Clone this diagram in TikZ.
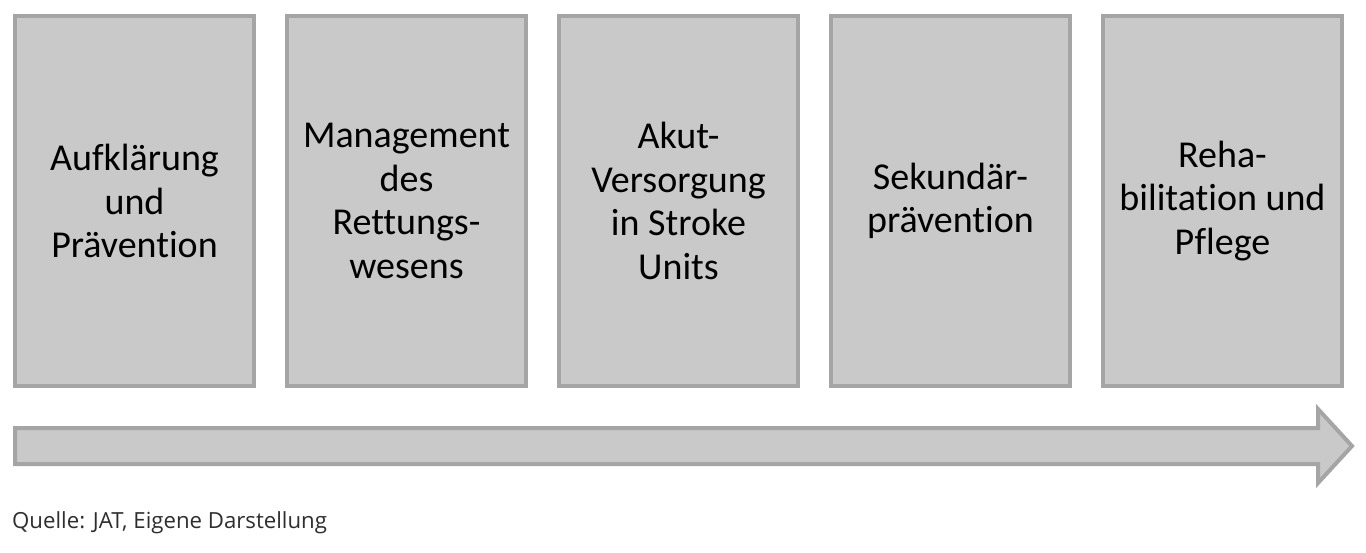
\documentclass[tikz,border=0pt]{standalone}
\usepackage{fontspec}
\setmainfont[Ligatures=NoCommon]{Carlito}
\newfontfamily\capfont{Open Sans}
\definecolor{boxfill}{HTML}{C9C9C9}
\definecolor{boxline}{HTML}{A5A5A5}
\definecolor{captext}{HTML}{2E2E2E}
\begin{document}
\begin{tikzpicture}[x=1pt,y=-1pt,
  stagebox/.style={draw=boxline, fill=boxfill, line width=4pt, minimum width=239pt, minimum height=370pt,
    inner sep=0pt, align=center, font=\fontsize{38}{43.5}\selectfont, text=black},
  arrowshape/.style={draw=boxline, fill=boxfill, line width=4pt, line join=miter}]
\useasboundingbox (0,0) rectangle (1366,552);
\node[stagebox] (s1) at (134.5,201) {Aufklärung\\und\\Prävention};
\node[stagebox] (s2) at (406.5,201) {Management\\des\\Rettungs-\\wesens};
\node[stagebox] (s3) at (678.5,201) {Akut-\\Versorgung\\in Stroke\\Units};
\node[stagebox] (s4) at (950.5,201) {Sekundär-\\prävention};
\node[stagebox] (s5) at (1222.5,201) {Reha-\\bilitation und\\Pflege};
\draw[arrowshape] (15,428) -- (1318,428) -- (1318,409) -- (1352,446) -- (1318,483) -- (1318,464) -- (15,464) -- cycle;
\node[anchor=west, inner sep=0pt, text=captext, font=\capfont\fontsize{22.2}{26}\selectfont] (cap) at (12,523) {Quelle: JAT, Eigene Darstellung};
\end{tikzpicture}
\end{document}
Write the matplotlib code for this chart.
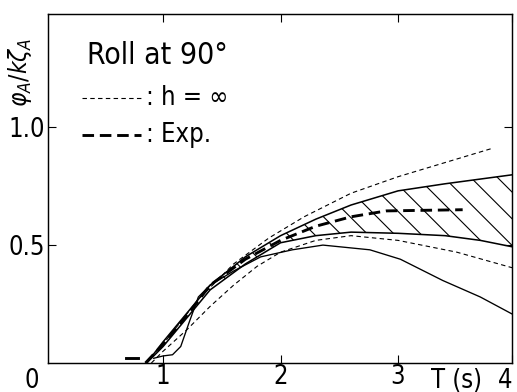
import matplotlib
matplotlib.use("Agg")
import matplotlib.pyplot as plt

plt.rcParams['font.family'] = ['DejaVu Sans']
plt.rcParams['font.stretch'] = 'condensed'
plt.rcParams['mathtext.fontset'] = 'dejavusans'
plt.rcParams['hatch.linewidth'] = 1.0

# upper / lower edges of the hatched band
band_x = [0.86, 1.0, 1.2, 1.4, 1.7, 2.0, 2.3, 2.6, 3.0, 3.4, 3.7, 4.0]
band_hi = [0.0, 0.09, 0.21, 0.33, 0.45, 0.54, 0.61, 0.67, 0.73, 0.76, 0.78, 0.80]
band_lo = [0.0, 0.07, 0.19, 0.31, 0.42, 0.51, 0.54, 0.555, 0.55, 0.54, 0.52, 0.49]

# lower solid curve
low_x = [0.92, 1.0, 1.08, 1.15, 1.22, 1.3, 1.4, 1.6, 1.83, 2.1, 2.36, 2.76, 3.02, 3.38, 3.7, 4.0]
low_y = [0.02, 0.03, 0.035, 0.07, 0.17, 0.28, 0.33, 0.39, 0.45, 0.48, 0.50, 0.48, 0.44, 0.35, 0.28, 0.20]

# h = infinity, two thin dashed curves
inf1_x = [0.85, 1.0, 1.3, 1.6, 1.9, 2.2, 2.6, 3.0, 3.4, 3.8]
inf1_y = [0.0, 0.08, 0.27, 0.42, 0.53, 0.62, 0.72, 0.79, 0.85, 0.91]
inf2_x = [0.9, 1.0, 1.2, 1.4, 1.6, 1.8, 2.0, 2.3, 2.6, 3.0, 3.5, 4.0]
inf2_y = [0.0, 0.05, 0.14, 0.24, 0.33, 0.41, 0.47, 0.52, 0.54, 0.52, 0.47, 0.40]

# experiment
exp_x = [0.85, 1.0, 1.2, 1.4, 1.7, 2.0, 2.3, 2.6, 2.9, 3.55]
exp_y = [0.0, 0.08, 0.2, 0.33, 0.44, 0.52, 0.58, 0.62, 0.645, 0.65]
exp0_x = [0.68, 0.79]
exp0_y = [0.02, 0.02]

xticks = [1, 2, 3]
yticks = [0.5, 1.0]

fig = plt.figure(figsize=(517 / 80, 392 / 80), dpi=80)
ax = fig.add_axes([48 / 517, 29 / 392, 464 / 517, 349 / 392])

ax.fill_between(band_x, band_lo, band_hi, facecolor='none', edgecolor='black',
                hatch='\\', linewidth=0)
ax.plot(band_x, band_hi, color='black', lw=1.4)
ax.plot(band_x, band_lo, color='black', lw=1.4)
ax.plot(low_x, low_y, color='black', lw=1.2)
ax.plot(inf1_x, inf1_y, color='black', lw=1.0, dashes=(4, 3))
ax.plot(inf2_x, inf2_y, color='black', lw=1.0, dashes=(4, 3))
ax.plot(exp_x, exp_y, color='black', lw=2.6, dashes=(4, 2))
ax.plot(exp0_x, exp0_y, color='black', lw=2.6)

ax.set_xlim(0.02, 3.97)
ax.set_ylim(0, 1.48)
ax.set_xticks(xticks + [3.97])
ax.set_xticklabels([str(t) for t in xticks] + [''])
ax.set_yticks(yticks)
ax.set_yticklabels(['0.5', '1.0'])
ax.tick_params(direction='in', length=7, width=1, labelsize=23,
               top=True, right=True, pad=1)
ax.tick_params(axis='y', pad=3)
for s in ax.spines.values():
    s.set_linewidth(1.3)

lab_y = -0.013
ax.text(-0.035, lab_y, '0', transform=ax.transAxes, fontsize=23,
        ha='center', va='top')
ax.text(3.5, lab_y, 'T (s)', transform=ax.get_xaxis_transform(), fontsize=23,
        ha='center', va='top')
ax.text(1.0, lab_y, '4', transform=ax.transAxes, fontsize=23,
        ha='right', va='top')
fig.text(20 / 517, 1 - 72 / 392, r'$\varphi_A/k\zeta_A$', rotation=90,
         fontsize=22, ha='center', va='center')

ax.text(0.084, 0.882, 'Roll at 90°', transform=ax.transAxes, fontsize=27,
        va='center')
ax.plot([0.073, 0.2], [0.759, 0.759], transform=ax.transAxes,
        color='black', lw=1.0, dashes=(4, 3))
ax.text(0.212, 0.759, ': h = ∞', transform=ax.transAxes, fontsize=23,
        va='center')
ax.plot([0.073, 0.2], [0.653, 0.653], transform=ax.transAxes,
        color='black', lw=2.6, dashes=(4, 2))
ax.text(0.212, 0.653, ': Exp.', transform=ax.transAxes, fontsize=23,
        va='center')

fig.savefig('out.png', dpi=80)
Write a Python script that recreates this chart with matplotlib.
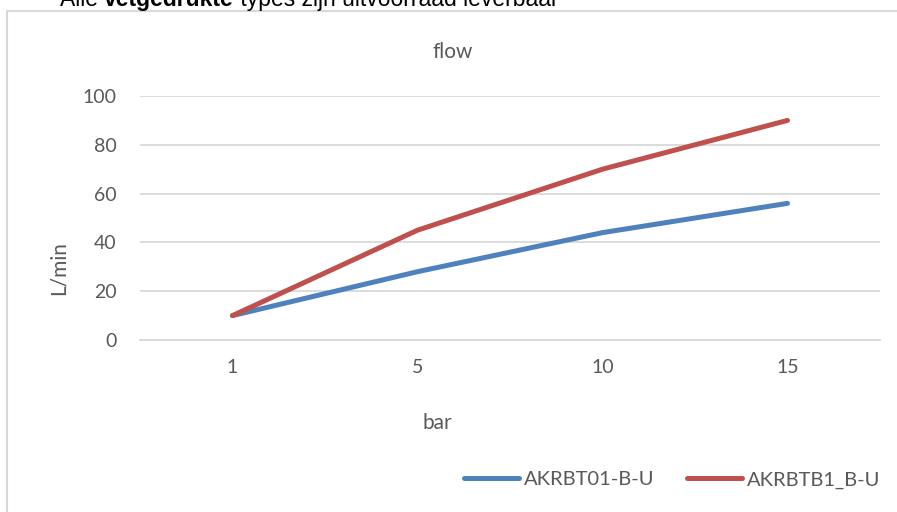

========

(Directions for this task)
Reproduce every entry word for word, but omit the pictures.

(Full solution)
Clone this diagram in TikZ.
\documentclass[tikz,border=0pt]{standalone}
\usepackage{fontspec}
\setmainfont[Ligatures=NoCommon]{Carlito}
\newfontfamily\capfont{Open Sans}
\definecolor{boxfill}{HTML}{C9C9C9}
\definecolor{boxline}{HTML}{A5A5A5}
\definecolor{captext}{HTML}{2E2E2E}
\begin{document}
\begin{tikzpicture}[x=1pt,y=-1pt,
  stagebox/.style={draw=boxline, fill=boxfill, line width=4pt, minimum width=239pt, minimum height=370pt,
    inner sep=0pt, align=center, font=\fontsize{38}{43.5}\selectfont, text=black},
  arrowshape/.style={draw=boxline, fill=boxfill, line width=4pt, line join=miter}]
\useasboundingbox (0,0) rectangle (1366,552);
\node[stagebox] (s1) at (134.5,201) {Aufklärung\\und\\Prävention};
\node[stagebox] (s2) at (406.5,201) {Management\\des\\Rettungs-\\wesens};
\node[stagebox] (s3) at (678.5,201) {Akut-\\Versorgung\\in Stroke\\Units};
\node[stagebox] (s4) at (950.5,201) {Sekundär-\\prävention};
\node[stagebox] (s5) at (1222.5,201) {Reha-\\bilitation und\\Pflege};
\draw[arrowshape] (15,428) -- (1318,428) -- (1318,409) -- (1352,446) -- (1318,483) -- (1318,464) -- (15,464) -- cycle;
\node[anchor=west, inner sep=0pt, text=captext, font=\capfont\fontsize{22.2}{26}\selectfont] (cap) at (12,523) {Quelle: JAT, Eigene Darstellung};
\end{tikzpicture}
\end{document}
Write the matplotlib code for this chart.
import matplotlib
matplotlib.use("Agg")
import matplotlib.pyplot as plt

plt.rcParams['font.family'] = ['DejaVu Sans']
plt.rcParams['font.stretch'] = 'condensed'
plt.rcParams['mathtext.fontset'] = 'dejavusans'
plt.rcParams['hatch.linewidth'] = 1.0

# upper / lower edges of the hatched band
band_x = [0.86, 1.0, 1.2, 1.4, 1.7, 2.0, 2.3, 2.6, 3.0, 3.4, 3.7, 4.0]
band_hi = [0.0, 0.09, 0.21, 0.33, 0.45, 0.54, 0.61, 0.67, 0.73, 0.76, 0.78, 0.80]
band_lo = [0.0, 0.07, 0.19, 0.31, 0.42, 0.51, 0.54, 0.555, 0.55, 0.54, 0.52, 0.49]

# lower solid curve
low_x = [0.92, 1.0, 1.08, 1.15, 1.22, 1.3, 1.4, 1.6, 1.83, 2.1, 2.36, 2.76, 3.02, 3.38, 3.7, 4.0]
low_y = [0.02, 0.03, 0.035, 0.07, 0.17, 0.28, 0.33, 0.39, 0.45, 0.48, 0.50, 0.48, 0.44, 0.35, 0.28, 0.20]

# h = infinity, two thin dashed curves
inf1_x = [0.85, 1.0, 1.3, 1.6, 1.9, 2.2, 2.6, 3.0, 3.4, 3.8]
inf1_y = [0.0, 0.08, 0.27, 0.42, 0.53, 0.62, 0.72, 0.79, 0.85, 0.91]
inf2_x = [0.9, 1.0, 1.2, 1.4, 1.6, 1.8, 2.0, 2.3, 2.6, 3.0, 3.5, 4.0]
inf2_y = [0.0, 0.05, 0.14, 0.24, 0.33, 0.41, 0.47, 0.52, 0.54, 0.52, 0.47, 0.40]

# experiment
exp_x = [0.85, 1.0, 1.2, 1.4, 1.7, 2.0, 2.3, 2.6, 2.9, 3.55]
exp_y = [0.0, 0.08, 0.2, 0.33, 0.44, 0.52, 0.58, 0.62, 0.645, 0.65]
exp0_x = [0.68, 0.79]
exp0_y = [0.02, 0.02]

xticks = [1, 2, 3]
yticks = [0.5, 1.0]

fig = plt.figure(figsize=(517 / 80, 392 / 80), dpi=80)
ax = fig.add_axes([48 / 517, 29 / 392, 464 / 517, 349 / 392])

ax.fill_between(band_x, band_lo, band_hi, facecolor='none', edgecolor='black',
                hatch='\\', linewidth=0)
ax.plot(band_x, band_hi, color='black', lw=1.4)
ax.plot(band_x, band_lo, color='black', lw=1.4)
ax.plot(low_x, low_y, color='black', lw=1.2)
ax.plot(inf1_x, inf1_y, color='black', lw=1.0, dashes=(4, 3))
ax.plot(inf2_x, inf2_y, color='black', lw=1.0, dashes=(4, 3))
ax.plot(exp_x, exp_y, color='black', lw=2.6, dashes=(4, 2))
ax.plot(exp0_x, exp0_y, color='black', lw=2.6)

ax.set_xlim(0.02, 3.97)
ax.set_ylim(0, 1.48)
ax.set_xticks(xticks + [3.97])
ax.set_xticklabels([str(t) for t in xticks] + [''])
ax.set_yticks(yticks)
ax.set_yticklabels(['0.5', '1.0'])
ax.tick_params(direction='in', length=7, width=1, labelsize=23,
               top=True, right=True, pad=1)
ax.tick_params(axis='y', pad=3)
for s in ax.spines.values():
    s.set_linewidth(1.3)

lab_y = -0.013
ax.text(-0.035, lab_y, '0', transform=ax.transAxes, fontsize=23,
        ha='center', va='top')
ax.text(3.5, lab_y, 'T (s)', transform=ax.get_xaxis_transform(), fontsize=23,
        ha='center', va='top')
ax.text(1.0, lab_y, '4', transform=ax.transAxes, fontsize=23,
        ha='right', va='top')
fig.text(20 / 517, 1 - 72 / 392, r'$\varphi_A/k\zeta_A$', rotation=90,
         fontsize=22, ha='center', va='center')

ax.text(0.084, 0.882, 'Roll at 90°', transform=ax.transAxes, fontsize=27,
        va='center')
ax.plot([0.073, 0.2], [0.759, 0.759], transform=ax.transAxes,
        color='black', lw=1.0, dashes=(4, 3))
ax.text(0.212, 0.759, ': h = ∞', transform=ax.transAxes, fontsize=23,
        va='center')
ax.plot([0.073, 0.2], [0.653, 0.653], transform=ax.transAxes,
        color='black', lw=2.6, dashes=(4, 2))
ax.text(0.212, 0.653, ': Exp.', transform=ax.transAxes, fontsize=23,
        va='center')

fig.savefig('out.png', dpi=80)
Write a Python script that recreates this chart with matplotlib.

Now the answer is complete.